About 150 students spontaneously gathered in the high school parking lot Sunday afternoon after learning about Welch's death. They were crying and hugging, Bach said. School officials opened the cafeteria for them to meet and console one another, he said.
"It was very comforting to them to come here. They felt school was the place to go and be safe," Bach said this morning.
"There were a lot of tears," said the Rev. Jonathan Miller, pastor of First Presbyterian Church on Bridgeboro Road in Moorestown, which Welch and his family attended and where Welch performed volunteer work. "Kids collapsed in my arms."
Bach had called Miller to the school once the students gathered. On Sunday night, a huge group filled the church for an impromptu service for Welch, Miller said.
"I had never seen anything like that, and it was a sign to me that Evan was deeply loved," Miller said. "He had so much integrity."
Welch was described by a guidance counselor as "sturdy, sensitive and authentic." The athletic teen worked as a lifeguard and planned to attend college next year, intending to study business, Miller said.

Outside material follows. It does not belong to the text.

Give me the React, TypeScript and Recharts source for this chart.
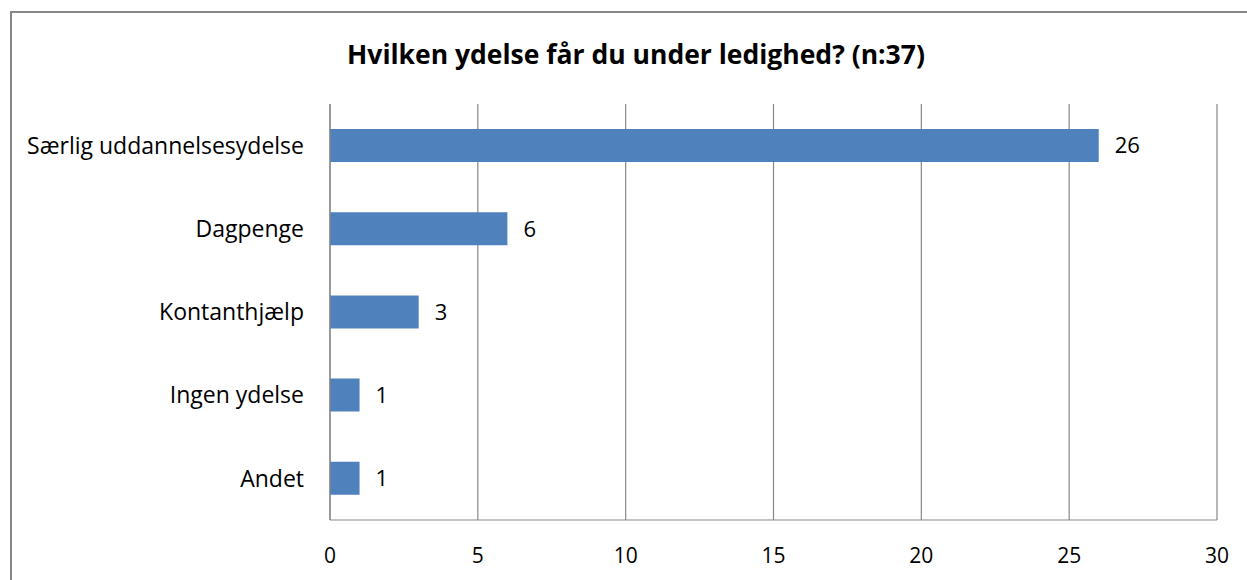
import { BarChart, Bar, XAxis, YAxis, CartesianGrid, LabelList } from 'recharts'

const categories = ['Særlig uddannelsesydelse', 'Dagpenge', 'Kontanthjælp', 'Ingen ydelse', 'Andet']
const counts = [26, 6, 3, 1, 1]
const xTicks = [0, 5, 10, 15, 20, 25, 30]

const FONT = '"Open Sans", sans-serif'
const GRID = '#878787'

export default function App() {
  const data = categories.map((name, i) => ({ name, value: counts[i] }))

  return (
    <div style={{ position: 'absolute', left: 0, top: 0, width: 1247, height: 580, overflow: 'hidden', background: '#fff', fontFamily: FONT }}>
      <div style={{ position: 'absolute', left: 10, top: 11, width: 1400, height: 700, borderLeft: `2px solid ${GRID}`, borderTop: `2px solid ${GRID}` }} />
      <div style={{ position: 'absolute', left: 0, width: 1272, top: 36, textAlign: 'center', fontWeight: 700, fontSize: 26.5, color: '#000', lineHeight: '36px' }}>
        Hvilken ydelse får du under ledighed? (n:37)
      </div>
      <BarChart
        layout="vertical"
        width={1247}
        height={580}
        data={data}
        margin={{ top: 104, right: 30, bottom: 20, left: 0 }}
        style={{ position: 'absolute', left: 0, top: 0 }}
      >
        <CartesianGrid horizontal={false} stroke={GRID} strokeWidth={1.2} />
        <XAxis
          type="number"
          domain={[0, 30]}
          ticks={xTicks}
          interval={0}
          height={40}
          tickLine={false}
          tickSize={0}
          tickMargin={28}
          axisLine={{ stroke: GRID, strokeWidth: 1.2 }}
          tick={{ fontSize: 21, fill: '#000', fontFamily: FONT }}
        />
        <YAxis
          type="category"
          dataKey="name"
          width={330}
          tickLine={false}
          tickSize={0}
          tickMargin={26}
          axisLine={{ stroke: GRID, strokeWidth: 1.2 }}
          tick={{ fontSize: 23, fill: '#000', fontFamily: FONT }}
        />
        <Bar dataKey="value" fill="#4F81BD" barSize={33} isAnimationActive={false}>
          <LabelList dataKey="value" position="right" offset={16} style={{ fontSize: 22, fill: '#000', fontFamily: FONT }} />
        </Bar>
      </BarChart>
    </div>
  )
}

Miller said that Welch had sung in the church choir and had been "wrestling with his faith." He had many questions and decided not to be confirmed when he was in the ninth grade, Miller said.
"He was trying to find more answers to give him strength," he added.
Welch's father, Ken, is a physical therapist and his mother, Joan, is a nurse in Camden, Miller said. Welch has an older brother and two older sisters, Miller said.
Hours after learning of their son's death, the Welches attended church on Sunday morning, Miller said. "We needed to be in church," Miller said Welch's father told him.
Services for Welch will be held at First Presbyterian on Friday.
Yesterday morning, Joan Welch invited her son's friends to come to the house and go into his room to take whatever they needed to remember her son by, Miller said.
The students later told Miller that Welch had very few possessions. "He had given many things away to friends," Miller said. "He truly did care about others."
Pugh said the crash was the first alcohol-related auto fatality in Moorestown since 1999. But Miller said it should be a "wake-up call" for the affluent community, where underage drinking has become an increasing problem. Residents last month voted overwhelmingly to prohibit liquor licenses and to keep Moorestown dry.
Last year, Moorestown High was rocked by scandal after a search turned up what police described as significant amounts of cocaine, amphetamines and other drugs. Six students were given drug tests and arrested.
In response, school officials met with middle and high school students to discuss ramped-up drug and alcohol policies.
Asked yesterday what the alcohol-related death means for those efforts, School Board President Don Mishler said, "I think what it says is we can't give up. We have to redouble our efforts as well as continue to draw the community in our efforts. We need help."